*Problem details:* Quote the whole listing word for word. Do not include the pictures.

━━━━━━━━

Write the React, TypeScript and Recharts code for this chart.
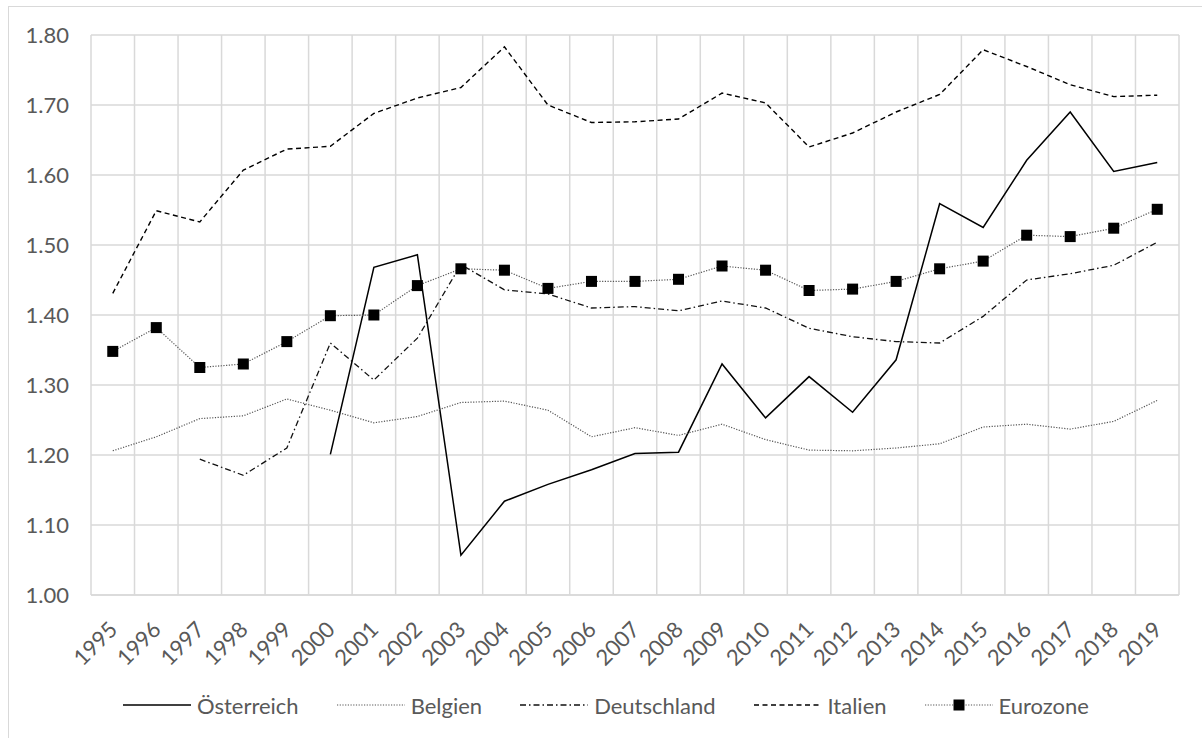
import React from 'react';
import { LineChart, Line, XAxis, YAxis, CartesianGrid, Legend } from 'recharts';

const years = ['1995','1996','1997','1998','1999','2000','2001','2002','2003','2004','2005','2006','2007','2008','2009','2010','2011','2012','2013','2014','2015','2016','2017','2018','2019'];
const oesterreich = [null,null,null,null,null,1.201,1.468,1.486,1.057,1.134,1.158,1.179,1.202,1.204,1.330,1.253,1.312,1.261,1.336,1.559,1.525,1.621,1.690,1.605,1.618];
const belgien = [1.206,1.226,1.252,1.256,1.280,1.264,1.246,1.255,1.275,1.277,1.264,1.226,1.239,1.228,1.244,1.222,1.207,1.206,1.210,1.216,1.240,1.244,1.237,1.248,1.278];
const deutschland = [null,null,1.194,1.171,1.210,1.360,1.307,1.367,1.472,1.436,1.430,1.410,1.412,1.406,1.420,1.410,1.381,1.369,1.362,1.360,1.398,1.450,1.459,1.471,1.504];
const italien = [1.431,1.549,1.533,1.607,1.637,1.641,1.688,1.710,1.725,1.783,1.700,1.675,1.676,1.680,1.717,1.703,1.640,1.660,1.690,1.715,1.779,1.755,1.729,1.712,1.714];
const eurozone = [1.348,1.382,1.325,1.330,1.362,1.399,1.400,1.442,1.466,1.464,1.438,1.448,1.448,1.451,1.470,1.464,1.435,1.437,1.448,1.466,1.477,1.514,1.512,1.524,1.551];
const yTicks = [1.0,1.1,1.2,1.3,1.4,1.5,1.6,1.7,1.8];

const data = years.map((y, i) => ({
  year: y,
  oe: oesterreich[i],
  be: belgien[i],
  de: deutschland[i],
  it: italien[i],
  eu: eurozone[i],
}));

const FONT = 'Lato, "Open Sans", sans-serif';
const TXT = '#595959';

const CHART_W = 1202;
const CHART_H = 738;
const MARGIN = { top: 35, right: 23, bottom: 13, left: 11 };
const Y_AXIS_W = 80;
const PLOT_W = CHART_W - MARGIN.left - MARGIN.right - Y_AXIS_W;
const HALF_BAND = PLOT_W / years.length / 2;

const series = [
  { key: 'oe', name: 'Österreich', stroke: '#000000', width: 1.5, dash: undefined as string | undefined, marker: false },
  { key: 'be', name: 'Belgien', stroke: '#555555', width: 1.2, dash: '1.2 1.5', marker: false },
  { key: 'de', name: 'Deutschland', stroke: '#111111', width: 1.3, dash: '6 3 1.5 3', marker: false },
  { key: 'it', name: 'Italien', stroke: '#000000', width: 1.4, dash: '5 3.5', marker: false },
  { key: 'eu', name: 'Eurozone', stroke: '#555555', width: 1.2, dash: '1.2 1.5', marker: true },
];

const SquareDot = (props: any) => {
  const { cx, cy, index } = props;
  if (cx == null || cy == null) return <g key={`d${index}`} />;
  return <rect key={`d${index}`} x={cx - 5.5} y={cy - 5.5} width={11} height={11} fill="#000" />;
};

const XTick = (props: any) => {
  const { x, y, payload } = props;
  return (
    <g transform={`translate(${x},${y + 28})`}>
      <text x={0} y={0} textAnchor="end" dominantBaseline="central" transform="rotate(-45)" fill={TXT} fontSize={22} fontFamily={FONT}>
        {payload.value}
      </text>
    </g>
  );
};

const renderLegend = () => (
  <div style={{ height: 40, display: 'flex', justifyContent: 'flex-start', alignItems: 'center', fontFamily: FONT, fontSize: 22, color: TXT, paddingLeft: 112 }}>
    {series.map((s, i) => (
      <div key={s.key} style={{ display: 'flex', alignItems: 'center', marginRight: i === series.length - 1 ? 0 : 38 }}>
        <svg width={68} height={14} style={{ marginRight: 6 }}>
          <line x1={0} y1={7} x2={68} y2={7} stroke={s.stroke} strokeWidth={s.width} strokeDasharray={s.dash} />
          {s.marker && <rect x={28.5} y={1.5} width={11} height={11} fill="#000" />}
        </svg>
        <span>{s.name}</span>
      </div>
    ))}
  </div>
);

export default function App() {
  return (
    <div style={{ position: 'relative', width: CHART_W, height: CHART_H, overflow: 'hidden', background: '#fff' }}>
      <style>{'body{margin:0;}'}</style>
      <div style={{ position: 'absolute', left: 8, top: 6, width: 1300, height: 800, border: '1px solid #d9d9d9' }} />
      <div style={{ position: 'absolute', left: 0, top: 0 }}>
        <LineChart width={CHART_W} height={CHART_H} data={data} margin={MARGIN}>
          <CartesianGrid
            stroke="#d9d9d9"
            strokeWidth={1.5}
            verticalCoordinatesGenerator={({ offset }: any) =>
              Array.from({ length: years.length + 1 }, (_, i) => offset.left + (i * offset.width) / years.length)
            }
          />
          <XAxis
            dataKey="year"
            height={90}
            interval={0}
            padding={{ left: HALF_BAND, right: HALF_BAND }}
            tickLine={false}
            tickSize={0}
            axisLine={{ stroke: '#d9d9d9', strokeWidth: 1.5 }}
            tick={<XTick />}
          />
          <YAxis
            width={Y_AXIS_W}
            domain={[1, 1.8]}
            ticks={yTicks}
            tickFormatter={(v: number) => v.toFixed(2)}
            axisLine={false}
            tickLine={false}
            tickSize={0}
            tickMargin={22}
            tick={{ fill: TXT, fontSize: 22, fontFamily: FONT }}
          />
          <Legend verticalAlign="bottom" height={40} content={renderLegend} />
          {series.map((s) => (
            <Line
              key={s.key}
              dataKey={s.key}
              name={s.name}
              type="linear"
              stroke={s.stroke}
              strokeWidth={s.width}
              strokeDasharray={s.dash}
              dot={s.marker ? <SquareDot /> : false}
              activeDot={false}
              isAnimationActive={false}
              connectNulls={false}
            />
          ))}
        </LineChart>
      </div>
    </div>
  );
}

━━━━━━━━

*Complete output:*
Write the React, TypeScript and Recharts code for this chart.
import React from 'react';
import { LineChart, Line, XAxis, YAxis, CartesianGrid, Legend } from 'recharts';

const years = ['1995','1996','1997','1998','1999','2000','2001','2002','2003','2004','2005','2006','2007','2008','2009','2010','2011','2012','2013','2014','2015','2016','2017','2018','2019'];
const oesterreich = [null,null,null,null,null,1.201,1.468,1.486,1.057,1.134,1.158,1.179,1.202,1.204,1.330,1.253,1.312,1.261,1.336,1.559,1.525,1.621,1.690,1.605,1.618];
const belgien = [1.206,1.226,1.252,1.256,1.280,1.264,1.246,1.255,1.275,1.277,1.264,1.226,1.239,1.228,1.244,1.222,1.207,1.206,1.210,1.216,1.240,1.244,1.237,1.248,1.278];
const deutschland = [null,null,1.194,1.171,1.210,1.360,1.307,1.367,1.472,1.436,1.430,1.410,1.412,1.406,1.420,1.410,1.381,1.369,1.362,1.360,1.398,1.450,1.459,1.471,1.504];
const italien = [1.431,1.549,1.533,1.607,1.637,1.641,1.688,1.710,1.725,1.783,1.700,1.675,1.676,1.680,1.717,1.703,1.640,1.660,1.690,1.715,1.779,1.755,1.729,1.712,1.714];
const eurozone = [1.348,1.382,1.325,1.330,1.362,1.399,1.400,1.442,1.466,1.464,1.438,1.448,1.448,1.451,1.470,1.464,1.435,1.437,1.448,1.466,1.477,1.514,1.512,1.524,1.551];
const yTicks = [1.0,1.1,1.2,1.3,1.4,1.5,1.6,1.7,1.8];

const data = years.map((y, i) => ({
  year: y,
  oe: oesterreich[i],
  be: belgien[i],
  de: deutschland[i],
  it: italien[i],
  eu: eurozone[i],
}));

const FONT = 'Lato, "Open Sans", sans-serif';
const TXT = '#595959';

const CHART_W = 1202;
const CHART_H = 738;
const MARGIN = { top: 35, right: 23, bottom: 13, left: 11 };
const Y_AXIS_W = 80;
const PLOT_W = CHART_W - MARGIN.left - MARGIN.right - Y_AXIS_W;
const HALF_BAND = PLOT_W / years.length / 2;

const series = [
  { key: 'oe', name: 'Österreich', stroke: '#000000', width: 1.5, dash: undefined as string | undefined, marker: false },
  { key: 'be', name: 'Belgien', stroke: '#555555', width: 1.2, dash: '1.2 1.5', marker: false },
  { key: 'de', name: 'Deutschland', stroke: '#111111', width: 1.3, dash: '6 3 1.5 3', marker: false },
  { key: 'it', name: 'Italien', stroke: '#000000', width: 1.4, dash: '5 3.5', marker: false },
  { key: 'eu', name: 'Eurozone', stroke: '#555555', width: 1.2, dash: '1.2 1.5', marker: true },
];

const SquareDot = (props: any) => {
  const { cx, cy, index } = props;
  if (cx == null || cy == null) return <g key={`d${index}`} />;
  return <rect key={`d${index}`} x={cx - 5.5} y={cy - 5.5} width={11} height={11} fill="#000" />;
};

const XTick = (props: any) => {
  const { x, y, payload } = props;
  return (
    <g transform={`translate(${x},${y + 28})`}>
      <text x={0} y={0} textAnchor="end" dominantBaseline="central" transform="rotate(-45)" fill={TXT} fontSize={22} fontFamily={FONT}>
        {payload.value}
      </text>
    </g>
  );
};

const renderLegend = () => (
  <div style={{ height: 40, display: 'flex', justifyContent: 'flex-start', alignItems: 'center', fontFamily: FONT, fontSize: 22, color: TXT, paddingLeft: 112 }}>
    {series.map((s, i) => (
      <div key={s.key} style={{ display: 'flex', alignItems: 'center', marginRight: i === series.length - 1 ? 0 : 38 }}>
        <svg width={68} height={14} style={{ marginRight: 6 }}>
          <line x1={0} y1={7} x2={68} y2={7} stroke={s.stroke} strokeWidth={s.width} strokeDasharray={s.dash} />
          {s.marker && <rect x={28.5} y={1.5} width={11} height={11} fill="#000" />}
        </svg>
        <span>{s.name}</span>
      </div>
    ))}
  </div>
);

export default function App() {
  return (
    <div style={{ position: 'relative', width: CHART_W, height: CHART_H, overflow: 'hidden', background: '#fff' }}>
      <style>{'body{margin:0;}'}</style>
      <div style={{ position: 'absolute', left: 8, top: 6, width: 1300, height: 800, border: '1px solid #d9d9d9' }} />
      <div style={{ position: 'absolute', left: 0, top: 0 }}>
        <LineChart width={CHART_W} height={CHART_H} data={data} margin={MARGIN}>
          <CartesianGrid
            stroke="#d9d9d9"
            strokeWidth={1.5}
            verticalCoordinatesGenerator={({ offset }: any) =>
              Array.from({ length: years.length + 1 }, (_, i) => offset.left + (i * offset.width) / years.length)
            }
          />
          <XAxis
            dataKey="year"
            height={90}
            interval={0}
            padding={{ left: HALF_BAND, right: HALF_BAND }}
            tickLine={false}
            tickSize={0}
            axisLine={{ stroke: '#d9d9d9', strokeWidth: 1.5 }}
            tick={<XTick />}
          />
          <YAxis
            width={Y_AXIS_W}
            domain={[1, 1.8]}
            ticks={yTicks}
            tickFormatter={(v: number) => v.toFixed(2)}
            axisLine={false}
            tickLine={false}
            tickSize={0}
            tickMargin={22}
            tick={{ fill: TXT, fontSize: 22, fontFamily: FONT }}
          />
          <Legend verticalAlign="bottom" height={40} content={renderLegend} />
          {series.map((s) => (
            <Line
              key={s.key}
              dataKey={s.key}
              name={s.name}
              type="linear"
              stroke={s.stroke}
              strokeWidth={s.width}
              strokeDasharray={s.dash}
              dot={s.marker ? <SquareDot /> : false}
              activeDot={false}
              isAnimationActive={false}
              connectNulls={false}
            />
          ))}
        </LineChart>
      </div>
    </div>
  );
}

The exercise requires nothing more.